Hirayama também ajuda uma criança perdida, suporta a conversa fiada de um jovem colega de trabalho (Tokio Emoto) e tira fotos dos topos das árvores em sua pausa para o almoço.
Vemos Hirayama após o expediente também: pedalando ao crepúsculo, esfregando-se em um banho público, jantando em um local favorito e, em seguida, lendo antes de dormir. Quando há variações em seu ritual, ele se adapta, e nesses desvios, nós percebemos um pouco mais. Não muito mais, no entanto.
Há uma certa mudança de tom na narrativa de Dias Perfeitos quando sua sobrinha adolescente, Niko (Arisa Nakano), o visita inesperadamente por alguns dias, percebemos que o senhor magro e grisalho deixou uma vida inteira para trás, voluntariamente. Não aprendemos nenhum detalhe, porque Wenders prefere que lidemos com a vida que Hirayama encontrou agora. É bom notar, no entanto, que isso também não é explicado muito claramente.
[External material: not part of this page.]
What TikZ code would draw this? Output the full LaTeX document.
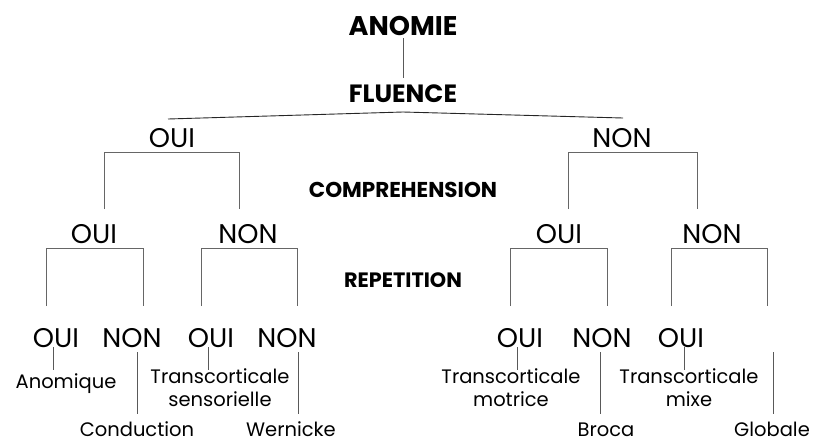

Mas o prazer requintado da performance quase silenciosa de Yakusho é que ele sempre está nos comunicando uma emoção mesmo assim, por meio de seu coração pulsante, de uma alma contente e de um sorriso visível em seus olhos, despertado pelo que apenas ele pode ou consegue ver. Se você ficar até depois dos créditos, no entanto, aprenderá uma palavra japonesa para o que é esse sentimento efêmero.